__SET PROBLEM__
Without the pictures, copy the entries below word for word.

__STORED RECORDS__
○ ○ ○
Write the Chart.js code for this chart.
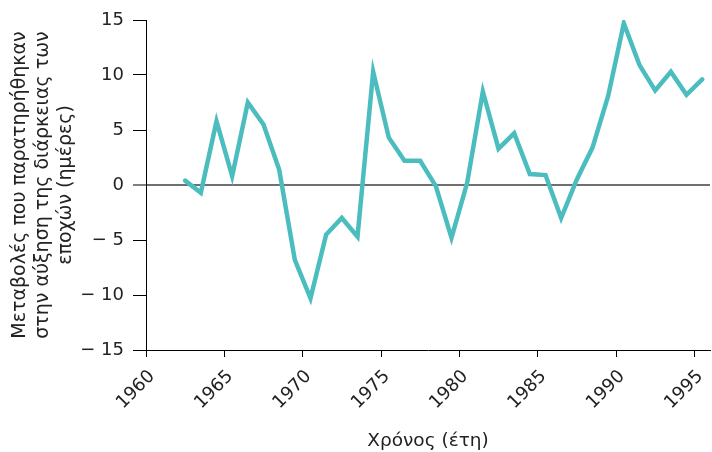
<!DOCTYPE html>
<html>
<head>
<meta charset="utf-8">
<script src="https://cdn.jsdelivr.net/npm/chart.js@4/dist/chart.umd.min.js"></script>
<style>
  html, body { margin: 0; padding: 0; background: #fff; }
  #wrap { width: 712px; height: 452px; }
</style>
</head>
<body>
<div id="wrap"><canvas id="grafico"></canvas></div>
<script>
// years (mid-year) and change in season length (days)
const anios = [
    1962.5, 1963.5, 1964.5, 1965.5, 1966.5, 1967.5, 1968.5, 1969.5,
    1970.5, 1971.5, 1972.5, 1973.5, 1974.5, 1975.5, 1976.5, 1977.5,
    1978.5, 1979.5, 1980.5, 1981.5, 1982.5, 1983.5, 1984.5, 1985.5,
    1986.5, 1987.5, 1988.5, 1989.5, 1990.5, 1991.5, 1992.5, 1993.5,
    1994.5, 1995.5
];
const valores = [
    0.4, -0.7, 5.8, 0.8, 7.5, 5.5, 1.4, -6.8,
    -10.3, -4.5, -3.0, -4.7, 10.3, 4.3, 2.2, 2.2,
    -0.1, -4.8, 0.2, 8.5, 3.3, 4.7, 1.0, 0.9,
    -3.0, 0.5, 3.4, 8.1, 14.7, 10.9, 8.6, 10.3,
    8.2, 9.6
];

const tituloY = [
    "Μεταβολές που παρατηρήθηκαν",
    "στην αύξηση της διάρκειας των",
    "εποχών (ημέρες)"
];
const tituloX = "Χρόνος (έτη)";

const puntos = anios.map((a, i) => ({ x: a, y: valores[i] }));

const fuente = "'DejaVu Sans', Verdana, sans-serif";

new Chart(
    document.getElementById("grafico"),
    {
        type: "line",
        data: {
            datasets: [
                {
                    data: puntos,
                    borderColor: "#4bbdbf",
                    borderWidth: 4.5,
                    pointRadius: 0,
                    tension: 0,
                    borderCapStyle: "round",
                    borderJoinStyle: "miter"
                }
            ]
        },
        options: {
            responsive: true,
            maintainAspectRatio: false,
            animation: false,
            layout: {
                padding: { top: 20, right: 2, left: 0, bottom: 0 }
            },
            plugins: {
                legend: { display: false },
                tooltip: { enabled: false }
            },
            scales: {
                x: {
                    type: "linear",
                    min: 1960,
                    max: 1996,
                    afterFit: s => {
                        s.height = 102;
                        s.paddingRight = 0;
                        s.paddingLeft = 0;
                    },
                    border: { display: true, color: "#000", width: 1 },
                    grid: {
                        drawOnChartArea: false,
                        color: "#000",
                        tickColor: "#000",
                        tickLength: 7,
                        tickWidth: 1
                    },
                    ticks: {
                        stepSize: 5,
                        includeBounds: false,
                        minRotation: 45,
                        maxRotation: 45,
                        padding: 9,
                        labelOffset: 6,
                        color: "#222",
                        font: { family: fuente, size: 18 },
                        callback: v => String(v)
                    },
                    title: {
                        display: true,
                        text: tituloX,
                        color: "#222",
                        font: { family: fuente, size: 18.5, lineHeight: 1.2 },
                        padding: { top: 0, bottom: 0 }
                    }
                },
                y: {
                    min: -15,
                    max: 15,
                    afterFit: s => { s.width = 146; },
                    border: { display: true, color: "#000", width: 1 },
                    grid: {
                        color: c => c.tick && c.tick.value === 0 ? "#707070" : "rgba(0,0,0,0)",
                        lineWidth: c => c.tick && c.tick.value === 0 ? 2 : 1,
                        tickColor: "#000",
                        tickLength: 13,
                        tickWidth: 1
                    },
                    ticks: {
                        stepSize: 5,
                        padding: 9,
                        color: "#222",
                        font: { family: fuente, size: 18 },
                        callback: v => v < 0 ? "− " + Math.abs(v) : String(v)
                    },
                    title: {
                        display: true,
                        text: tituloY,
                        color: "#222",
                        font: { family: fuente, size: 19, lineHeight: 1.21 },
                        padding: { top: 8.5, bottom: 0 }
                    }
                }
            }
        }
    }
);
</script>
</body>
</html>
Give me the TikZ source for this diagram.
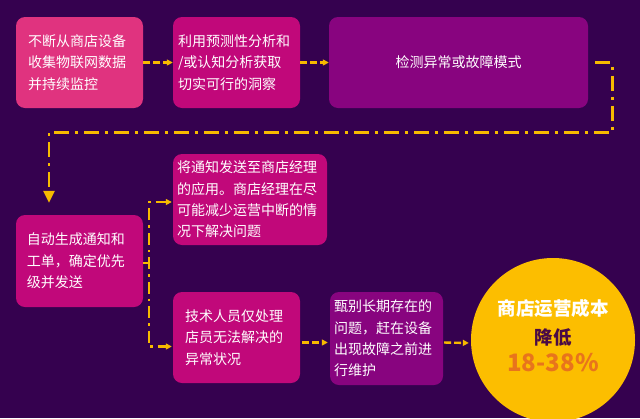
○ ○ ○
__WRITTEN SOLUTION__
Write the Chart.js code for this chart.
<!DOCTYPE html>
<html>
<head>
<meta charset="utf-8">
<script src="https://cdn.jsdelivr.net/npm/chart.js@4/dist/chart.umd.min.js"></script>
<style>
  html, body { margin: 0; padding: 0; background: #fff; }
  #wrap { width: 712px; height: 452px; }
</style>
</head>
<body>
<div id="wrap"><canvas id="grafico"></canvas></div>
<script>
// years (mid-year) and change in season length (days)
const anios = [
    1962.5, 1963.5, 1964.5, 1965.5, 1966.5, 1967.5, 1968.5, 1969.5,
    1970.5, 1971.5, 1972.5, 1973.5, 1974.5, 1975.5, 1976.5, 1977.5,
    1978.5, 1979.5, 1980.5, 1981.5, 1982.5, 1983.5, 1984.5, 1985.5,
    1986.5, 1987.5, 1988.5, 1989.5, 1990.5, 1991.5, 1992.5, 1993.5,
    1994.5, 1995.5
];
const valores = [
    0.4, -0.7, 5.8, 0.8, 7.5, 5.5, 1.4, -6.8,
    -10.3, -4.5, -3.0, -4.7, 10.3, 4.3, 2.2, 2.2,
    -0.1, -4.8, 0.2, 8.5, 3.3, 4.7, 1.0, 0.9,
    -3.0, 0.5, 3.4, 8.1, 14.7, 10.9, 8.6, 10.3,
    8.2, 9.6
];

const tituloY = [
    "Μεταβολές που παρατηρήθηκαν",
    "στην αύξηση της διάρκειας των",
    "εποχών (ημέρες)"
];
const tituloX = "Χρόνος (έτη)";

const puntos = anios.map((a, i) => ({ x: a, y: valores[i] }));

const fuente = "'DejaVu Sans', Verdana, sans-serif";

new Chart(
    document.getElementById("grafico"),
    {
        type: "line",
        data: {
            datasets: [
                {
                    data: puntos,
                    borderColor: "#4bbdbf",
                    borderWidth: 4.5,
                    pointRadius: 0,
                    tension: 0,
                    borderCapStyle: "round",
                    borderJoinStyle: "miter"
                }
            ]
        },
        options: {
            responsive: true,
            maintainAspectRatio: false,
            animation: false,
            layout: {
                padding: { top: 20, right: 2, left: 0, bottom: 0 }
            },
            plugins: {
                legend: { display: false },
                tooltip: { enabled: false }
            },
            scales: {
                x: {
                    type: "linear",
                    min: 1960,
                    max: 1996,
                    afterFit: s => {
                        s.height = 102;
                        s.paddingRight = 0;
                        s.paddingLeft = 0;
                    },
                    border: { display: true, color: "#000", width: 1 },
                    grid: {
                        drawOnChartArea: false,
                        color: "#000",
                        tickColor: "#000",
                        tickLength: 7,
                        tickWidth: 1
                    },
                    ticks: {
                        stepSize: 5,
                        includeBounds: false,
                        minRotation: 45,
                        maxRotation: 45,
                        padding: 9,
                        labelOffset: 6,
                        color: "#222",
                        font: { family: fuente, size: 18 },
                        callback: v => String(v)
                    },
                    title: {
                        display: true,
                        text: tituloX,
                        color: "#222",
                        font: { family: fuente, size: 18.5, lineHeight: 1.2 },
                        padding: { top: 0, bottom: 0 }
                    }
                },
                y: {
                    min: -15,
                    max: 15,
                    afterFit: s => { s.width = 146; },
                    border: { display: true, color: "#000", width: 1 },
                    grid: {
                        color: c => c.tick && c.tick.value === 0 ? "#707070" : "rgba(0,0,0,0)",
                        lineWidth: c => c.tick && c.tick.value === 0 ? 2 : 1,
                        tickColor: "#000",
                        tickLength: 13,
                        tickWidth: 1
                    },
                    ticks: {
                        stepSize: 5,
                        padding: 9,
                        color: "#222",
                        font: { family: fuente, size: 18 },
                        callback: v => v < 0 ? "− " + Math.abs(v) : String(v)
                    },
                    title: {
                        display: true,
                        text: tituloY,
                        color: "#222",
                        font: { family: fuente, size: 19, lineHeight: 1.21 },
                        padding: { top: 8.5, bottom: 0 }
                    }
                }
            }
        }
    }
);
</script>
</body>
</html>
Give me the TikZ source for this diagram.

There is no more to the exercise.